#### WHAT YOU SHOULD DO
Print, word for word, every line from the beginning of the listing up to and including the line with "import * as". Pictures are to be excluded.

#### MATERIAL
-- start --
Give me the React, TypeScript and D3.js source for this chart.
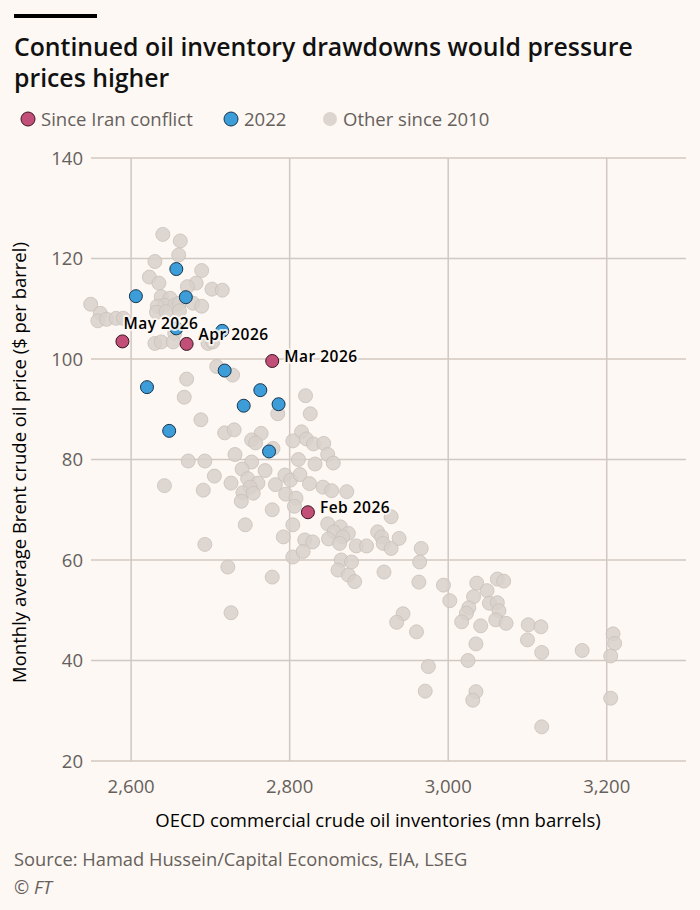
import React from "react";
import * as d3 from "d3";

// OECD commercial crude inventories (mn barrels) vs monthly average Brent ($/bbl)
const otherSince2010: [number, number][] = [
  [2640, 124.8], [2662, 123.5], [2660, 120.7], [2630, 119.4], [2689, 117.6],
  [2623, 116.3], [2635, 115.1], [2682, 115.1], [2671, 114.4], [2702, 113.9],
  [2715, 113.7], [2549, 110.9], [2638, 112.4], [2649, 112.1], [2642, 110.7],
  [2633, 110.5], [2655, 110.7], [2661, 111.1], [2678, 111.1], [2689, 110.5],
  [2632, 109.3], [2644, 109.4], [2661, 109.6], [2561, 109.1], [2558, 107.6],
  [2569, 107.9], [2581, 108.1], [2590, 108.1], [2655, 105.1], [2630, 103.1],
  [2638, 103.4], [2653, 103.4], [2697, 103.1], [2703, 103.4], [2708, 98.5],
  [2728, 96.8], [2670, 96.0], [2667, 92.4], [2688, 87.9], [2718, 85.3],
  [2730, 85.9], [2764, 85.2], [2752, 83.9], [2757, 83.3], [2779, 82.2],
  [2820, 92.7], [2826, 89.1], [2785, 89.1], [2815, 85.5], [2821, 84.1],
  [2804, 83.7], [2830, 83.1], [2843, 83.2], [2848, 81.0], [2855, 79.3],
  [2731, 81.0], [2672, 79.7], [2693, 79.7], [2752, 79.5], [2740, 78.1],
  [2769, 77.8], [2811, 80.0], [2832, 79.1], [2705, 76.7], [2726, 75.3],
  [2747, 76.2], [2760, 75.3], [2750, 74.5], [2741, 73.4], [2754, 73.3],
  [2739, 71.7], [2642, 74.8], [2691, 73.9], [2782, 75.0], [2795, 73.1],
  [2794, 76.9], [2801, 75.9], [2813, 77.0], [2825, 75.2], [2842, 74.5],
  [2853, 73.8], [2872, 73.6], [2808, 72.3], [2806, 70.7], [2778, 70.0],
  [2744, 67.0], [2804, 67.0], [2792, 64.6], [2819, 64.0], [2829, 63.6],
  [2693, 63.1], [2804, 60.6], [2817, 61.7], [2928, 68.6], [2848, 67.2],
  [2864, 66.6], [2856, 65.6], [2874, 65.3], [2867, 64.6], [2849, 64.2],
  [2863, 63.3], [2911, 65.6], [2916, 64.6], [2918, 63.3], [2928, 62.3],
  [2938, 64.3], [2884, 62.8], [2897, 62.8], [2966, 62.3], [2964, 59.6],
  [2865, 60.0], [2878, 59.6], [2861, 58.0], [2874, 57.0], [2882, 55.7],
  [2919, 57.6], [2963, 55.6], [2722, 58.6], [2778, 56.6], [2726, 49.5],
  [2994, 55.0], [3002, 51.9], [3036, 55.4], [3062, 56.2], [3070, 55.8],
  [3049, 53.9], [3032, 52.7], [3052, 51.4], [3062, 51.5], [3026, 50.5],
  [3023, 49.4], [3017, 47.7], [3064, 49.9], [3060, 48.1], [3073, 47.4],
  [3041, 46.9], [3101, 47.1], [3117, 46.7], [3100, 44.1], [3118, 41.6],
  [3035, 43.3], [3025, 40.0], [2943, 49.3], [2935, 47.6], [2960, 45.7],
  [2975, 38.8], [2971, 33.9], [3035, 33.8], [3031, 32.1], [3169, 42.0],
  [3208, 45.3], [3210, 43.4], [3205, 40.9], [3205, 32.5], [3118, 26.8],
];

const year2022: [number, number][] = [
  [2657, 117.9], [2606, 112.5], [2669, 112.3], [2657, 106.1], [2715, 105.6],
  [2718, 97.7], [2620, 94.4], [2763, 93.8], [2742, 90.7], [2786, 91.0],
  [2648, 85.7], [2774, 81.6],
];

const sinceIranConflict: [number, number][] = [
  [2823, 69.5], [2778, 99.6], [2670, 103.0], [2589, 103.5],
];
const iranLabels = ["Feb 2026", "Mar 2026", "Apr 2026", "May 2026"];
// label offsets relative to each point (dx, dy)
const iranLabelOffsets: [number, number][] = [[12, 0.5], [12, 0.5], [12, -4], [1, -12]];

const xTicks = [2600, 2800, 3000, 3200];
const yTicks = [20, 40, 60, 80, 100, 120, 140];

const legendItems = [
  { label: "Since Iran conflict", color: "#c24f78", stroke: "#3b1422" },
  { label: "2022", color: "#3d9dd8", stroke: "#17364f" },
  { label: "Other since 2010", color: "#dcd4ce", stroke: "none" },
];

const W = 700;
const H = 910;
const BG = "#fdf8f3";
const GRID = "#d0c8c1";
const FONT = "'Open Sans', Lato, sans-serif";
const TICK = "#66605c";

export default function App() {
  const x = d3.scaleLinear().domain([2550, 3300]).range([91.5, 686]);
  const y = d3.scaleLinear().domain([20, 140]).range([761, 158]);
  const fmt = d3.format(",");
  const r = 7;

  const legendX = [28, 231, 330];

  return (
    <svg
      width={W}
      height={H}
      style={{ position: "absolute", left: 0, top: 0, display: "block" }}
      fontFamily={FONT}
    >
      <rect width={W} height={H} fill={BG} />
      <rect x={14} y={14} width={83} height={4} fill="#000" />
      <text x={14} y={56} fontSize={24.8} fontWeight={600} fill="#111">
        Continued oil inventory drawdowns would pressure
      </text>
      <text x={14} y={87} fontSize={24.8} fontWeight={600} fill="#111">
        prices higher
      </text>

      {legendItems.map((d, i) => (
        <g key={d.label} transform={`translate(${legendX[i]},119)`}>
          <circle r={r} fill={d.color} stroke={d.stroke} strokeWidth={1} />
          <text x={13} y={6.5} fontSize={18.5} fill={TICK}>
            {d.label}
          </text>
        </g>
      ))}

      {/* grid */}
      {yTicks.map((t) => (
        <g key={`y${t}`}>
          <line x1={91} x2={686} y1={y(t)} y2={y(t)} stroke={GRID} strokeWidth={1.5} />
          <text x={83} y={y(t) + 6.5} textAnchor="end" fontSize={18.5} fill={TICK}>
            {t}
          </text>
        </g>
      ))}
      {xTicks.map((t) => (
        <g key={`x${t}`}>
          <line x1={x(t)} x2={x(t)} y1={y(140)} y2={y(20)} stroke={GRID} strokeWidth={1.5} />
          <text x={x(t)} y={792.5} textAnchor="middle" fontSize={18.5} fill={TICK}>
            {fmt(t)}
          </text>
        </g>
      ))}

      <text x={378} y={826.5} textAnchor="middle" fontSize={18.5} fill="#000">
        OECD commercial crude oil inventories (mn barrels)
      </text>
      <text
        transform={`translate(26,${(158 + 761) / 2 + 3}) rotate(-90)`}
        textAnchor="middle"
        fontSize={18.5}
        fill="#000"
      >
        Monthly average Brent crude oil price ($ per barrel)
      </text>

      {/* points */}
      {otherSince2010.map(([a, b], i) => (
        <circle key={`o${i}`} cx={x(a)} cy={y(b)} r={r} fill="#d8d0ca" fillOpacity={0.85} stroke="#c9c0b9" strokeWidth={0.8} />
      ))}
      {year2022.map(([a, b], i) => (
        <circle key={`b${i}`} cx={x(a)} cy={y(b)} r={6.5} fill="#3d9dd8" stroke="#17364f" strokeWidth={1} />
      ))}
      {sinceIranConflict.map(([a, b], i) => (
        <circle key={`r${i}`} cx={x(a)} cy={y(b)} r={6.5} fill="#c24f78" stroke="#3b1422" strokeWidth={1} />
      ))}
      {sinceIranConflict.map(([a, b], i) => (
        <text
          key={`l${i}`}
          x={x(a) + iranLabelOffsets[i][0]}
          y={y(b) + iranLabelOffsets[i][1]}
          fontSize={15.5}
          fontWeight={600}
          letterSpacing={0.5}
          fill="#000"
          stroke={BG}
          strokeWidth={4}
          strokeOpacity={0.85}
          strokeLinejoin="round"
          paintOrder="stroke"
        >
          {iranLabels[i]}
        </text>
      ))}

      <text x={14} y={866} fontSize={18.3} fill={TICK}>
        Source: Hamad Hussein/Capital Economics, EIA, LSEG
      </text>
      <text x={14} y={894} fontSize={18.3} fill={TICK} fontStyle="italic">
        © FT
      </text>
    </svg>
  );
}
-- end --
#### EXERCISE ANSWER
Give me the React, TypeScript and D3.js source for this chart.
import React from "react";
import * as d3 from "d3";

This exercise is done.